One of the problems is the movies have too many people to please: there are the artist's fans, rock historians and often the subjects themselves; "Bohemian Rhapsody," "The Dirt" and "Straight Outta Compton" all boasted the artists as producers. Without cooperation from the artists, music rights might be withheld from the production, which is a major problem for a movie about music. (Just ask the producers of 2013's Jimi Hendrix biopic "Jimi: All is By My Side," which you probably haven't seen or heard of, most likely because Hendrix's songs aren't in it.)
The artists often want themselves portrayed in as flattering a light as possible, which is difficult when the band is, say, Mötley Crüe, although to the Crüe's credit, there's plenty of unflattering material in "The Dirt."

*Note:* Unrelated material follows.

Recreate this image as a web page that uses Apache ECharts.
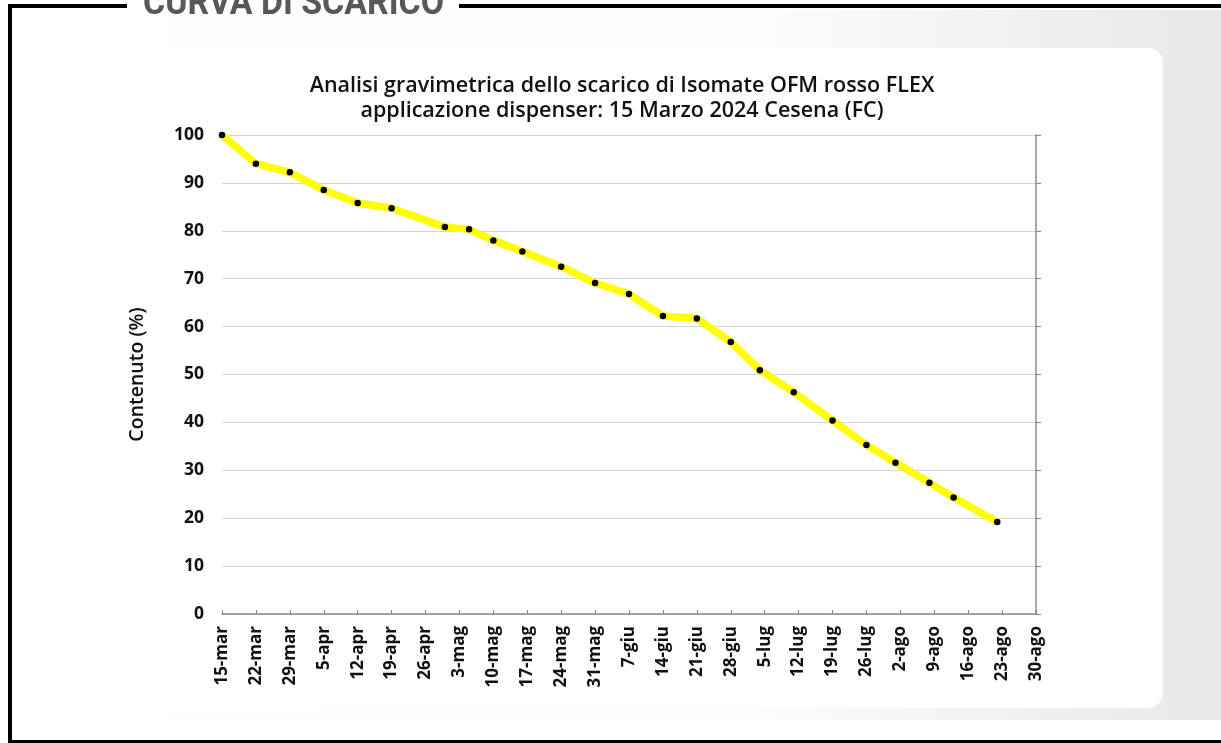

And there's often so much material to cram in that the resulting project ends up being a series of recreations of noteworthy events in the artist's life, and without some sort of fresh perspective on those events, it simply becomes a tick-tock of greatest hits. Sure, the Live Aid scene in "Bohemian Rhapsody" was thrilling — they even got the Pepsi cup right! — but it's certainly not as triumphant as the original, which is available to all on YouTube.
Often, the best way to approach a rock star's story is to not try to tell the whole story, but to focus on pieces of it. The 2014 Brian Wilson biopic "Love & Mercy" told Wilson's story at two distinct points in his life, using two different actors to portray him, and viewers came away with a better understanding of the madness inside Wilson's head than they would have in a standard biopic. Todd Haynes' 2007 Bob Dylan tale, "I'm Not There," cast six different actors as Dylan, telling the story of his impact in a wholly unique way that bucked the usual biopic structure.
Sometimes it's easier to tell stories of lesser-known artists, since there's more to learn and less to nitpick; in recent years, Ethan Hawke gave a soulful performance as jazz musician Chet Baker in "Born to Be Blue," and last year Hawke directed "Blaze," the engrossing story of little-known country music outlaw Blaze Foley.
Music biopics are big business, and can often yield major awards season windfalls; Jamie Foxx won an Oscar for his portrayal of Ray Charles in "Ray," just as Rami Malek picked up a Best Actor Academy Award for playing Freddie Mercury in "Bohemian Rhapsody." But too often, music biopics fall short, and rarely do they hold a candle to the real thing.